Dengan kekuatan tersebut, semangat
untuk mengusir penjajah semakin besar. Rakyat yang berada di bawah pemimpin
kharismatis percaya bahwa Belanda adalah kafir, dan musuh Islam. Dengan
semangat perang sabil, perlawanan di daerah pada abad ke-19 merupakan perang
yang telah merepotkan pemerintah kolonial Belanda.
Contoh-contoh yang menunjukkan bahwa
Islam telah digunakan sebagai kekuatan azasi dapat dilihat dalam Perang Saparua
(1817), Perang Paderi (1819-1832), Perang Diponegoro (1825-1830), Perang
Banjarmasin (1852, 1859, 1862), Perang Aceh (1873-1912), dan Perlawanan Petani
Banten (1888).
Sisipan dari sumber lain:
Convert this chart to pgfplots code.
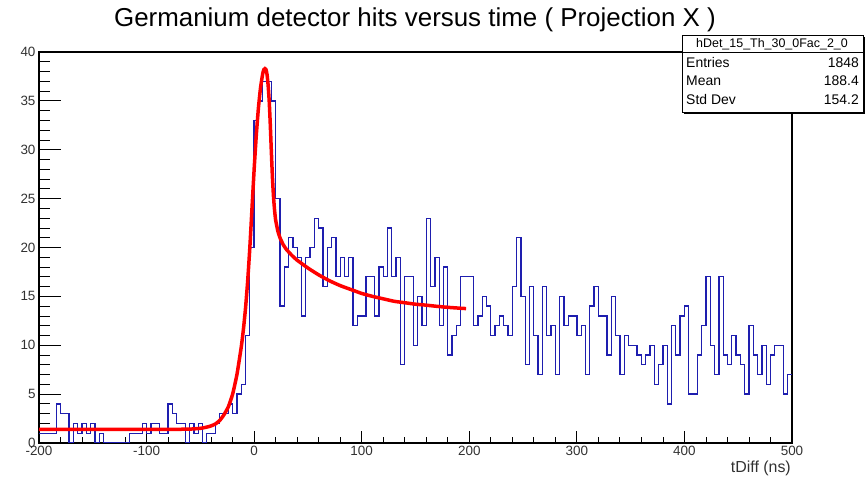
\documentclass[border=0pt]{standalone}
\usepackage{fontspec}
\setmainfont{Liberation Sans}
\usepackage{pgfplots}
\pgfplotsset{compat=1.18}
\usepackage{pgfplotstable}
\definecolor{histblue}{RGB}{30,30,175}
\definecolor{labgray}{RGB}{50,50,50}

% 4 ns bins, left edges; last row closes the final bin at 500
\pgfplotstableread{
t n
-200 1
-196 1
-192 1
-188 1
-184 4
-180 3
-176 3
-172 0
-168 2
-164 1
-160 2
-156 1
-152 2
-148 0
-144 1
-140 0
-136 0
-132 0
-128 0
-124 0
-120 0
-116 1
-112 1
-108 1
-104 2
-100 1
-96 2
-92 2
-88 1
-84 1
-80 4
-76 3
-72 2
-68 2
-64 0
-60 2
-56 1
-52 2
-48 0
-44 1
-40 1
-36 2
-32 3
-28 3
-24 4
-20 3
-16 5
-12 6
-8 11
-4 20
0 33
4 35
8 37
12 37
16 35
20 25
24 14
28 18
32 21
36 20
40 19
44 13
48 19
52 20
56 23
60 22
64 16
68 20
72 21
76 17
80 19
84 17
88 19
92 12
96 13
100 13
104 17
108 17
112 13
116 18
120 17
124 22
128 17
132 19
136 8
140 17
144 17
148 10
152 15
156 12
160 23
164 16
168 19
172 12
176 18
180 9
184 11
188 12
192 17
196 17
200 17
204 12
208 13
212 15
216 14
220 11
224 12
228 13
232 12
236 11
240 16
244 21
248 15
252 8
256 16
260 11
264 7
268 16
272 11
276 12
280 7
284 15
288 12
292 13
296 13
300 11
304 12
308 7
312 14
316 16
320 13
324 13
328 9
332 15
336 11
340 7
344 11
348 10
352 10
356 9
360 8
364 9
368 10
372 6
376 8
380 10
384 4
388 12
392 9
396 13
400 14
404 5
408 5
412 9
416 12
420 17
424 10
428 7
432 17
436 9
440 8
444 11
448 9
452 8
456 5
460 12
464 9
468 7
472 10
476 6
480 9
484 10
488 10
492 5
496 7
500 7
}\hist

\pgfplotstableread{
t f
-200 1.4
-80 1.4
-60 1.42
-50 1.5
-45 1.6
-40 1.75
-36 1.95
-32 2.3
-28 2.9
-24 3.7
-20 5.0
-16 7.0
-12 9.8
-10 11.6
-8 13.8
-6 16.6
-4 20.0
-2 24.0
0 28.0
2 31.5
4 34.3
6 36.4
8 37.8
9 38.2
10 38.3
11 38.2
12 37.7
13 36.6
14 35.0
15 32.6
16 29.8
17 27.2
18 25.2
19 23.8
20 22.8
22 21.7
24 21.0
27 20.3
30 19.8
35 19.2
40 18.7
50 17.9
60 17.2
70 16.6
80 16.1
90 15.7
100 15.3
110 15.0
120 14.75
130 14.5
140 14.35
150 14.2
160 14.1
170 13.98
180 13.88
190 13.8
197 13.75
}\fitcurve

\pgfplotsset{
  rootframe/.style={
    at={(39bp,36bp)}, anchor=south west,
    scale only axis, width=753bp, height=391bp,
    xmin=-200, xmax=500, ymin=0, ymax=40,
    tick align=inside, xtick pos=left, ytick pos=left,
    tick style={black, line width=0.8bp},
    ticklabel style={font=\fontsize{13.5}{14}\selectfont, text=labgray},
  }
}

\begin{document}
\begin{tikzpicture}
\path[use as bounding box] (0bp,0bp) rectangle (866bp,479bp);
% y ticks (longer ticks, as in ROOT)
\begin{axis}[rootframe,
  axis line style={draw=none},
  xtick=\empty,
  ytick={0,5,...,40},
  yticklabels={0,5,10,15,20,25,30,35,40},
  minor y tick num=4,
  major tick length=22bp, minor tick length=11bp,
]
\end{axis}
% main axis with the data and x ticks
\begin{axis}[rootframe,
  axis line style={line width=1.2bp},
  xtick={-200,-100,...,500},
  xticklabels={-200,-100,0,100,200,300,400,500},
  minor x tick num=4,
  ytick=\empty,
  major tick length=12bp, minor tick length=6bp,
  clip=true,
]
\addplot[const plot, histblue, line width=1.3bp] table[x=t, y=n] {\hist};
\addplot[red, line width=3.5bp, smooth, tension=0.3] table[x=t, y=f] {\fitcurve};
\end{axis}
% title
\node[anchor=base, font=\fontsize{26}{26}\selectfont] at (415bp,452bp) {Germanium detector hits versus time ( Projection X )};
% x label
\node[anchor=base east, font=\fontsize{16}{16}\selectfont, text=labgray, inner sep=0pt] at (791bp,7bp) {tDiff (ns)};
% stats box
\fill[black] (684bp,365bp) rectangle (865bp,442bp);
\filldraw[fill=white, draw=black, line width=0.8bp] (682bp,367bp) rectangle (863bp,444bp);
\draw[line width=0.8bp] (682bp,427bp) -- (863bp,427bp);
\node[anchor=base, font=\fontsize{12.5}{13}\selectfont, inner sep=0pt] at (772bp,431bp) {hDet\_15\_Th\_30\_0Fac\_2\_0};
\node[anchor=base west, font=\fontsize{14}{14}\selectfont, inner sep=0pt] at (686bp,411bp) {Entries};
\node[anchor=base east, font=\fontsize{14}{14}\selectfont, inner sep=0pt] at (859bp,411bp) {1848};
\node[anchor=base west, font=\fontsize{14}{14}\selectfont, inner sep=0pt] at (686bp,393bp) {Mean};
\node[anchor=base east, font=\fontsize{14}{14}\selectfont, inner sep=0pt] at (859bp,393bp) {188.4};
\node[anchor=base west, font=\fontsize{14}{14}\selectfont, inner sep=0pt] at (686bp,374bp) {Std Dev};
\node[anchor=base east, font=\fontsize{14}{14}\selectfont, inner sep=0pt] at (859bp,374bp) {154.2};
\end{tikzpicture}
\end{document}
Walaupun perang-perang tersebut masih bersifat kedaerahan, secara
historis dapat dikatakan bahwa perang yang dilandasi oleh kekuatan ideologis
Islam itu telah menjadi dasar bagi lahirnya nasionalisme Indonesia pada awal
abad ke-20.
BAB III
PENUTUP
Kesimpulan
Dari uraian di atas, dapat
disimpulkan bahwa secara etis, sosial-budaya, ideologis,dan historis, Islam
memiliki peran yang besar dalam proses integrasi bangsa. Sebenarnya,
dasar-dasar gerakan nasionalisme atau gerakan kebangsaan Indonesia pada awal
abad ke-20 telah diletakkan sejak tumbuh dan berkembangnya penganut serta
kekuatan politik Islam di Nusantara, yaitu sejak abad ke-16.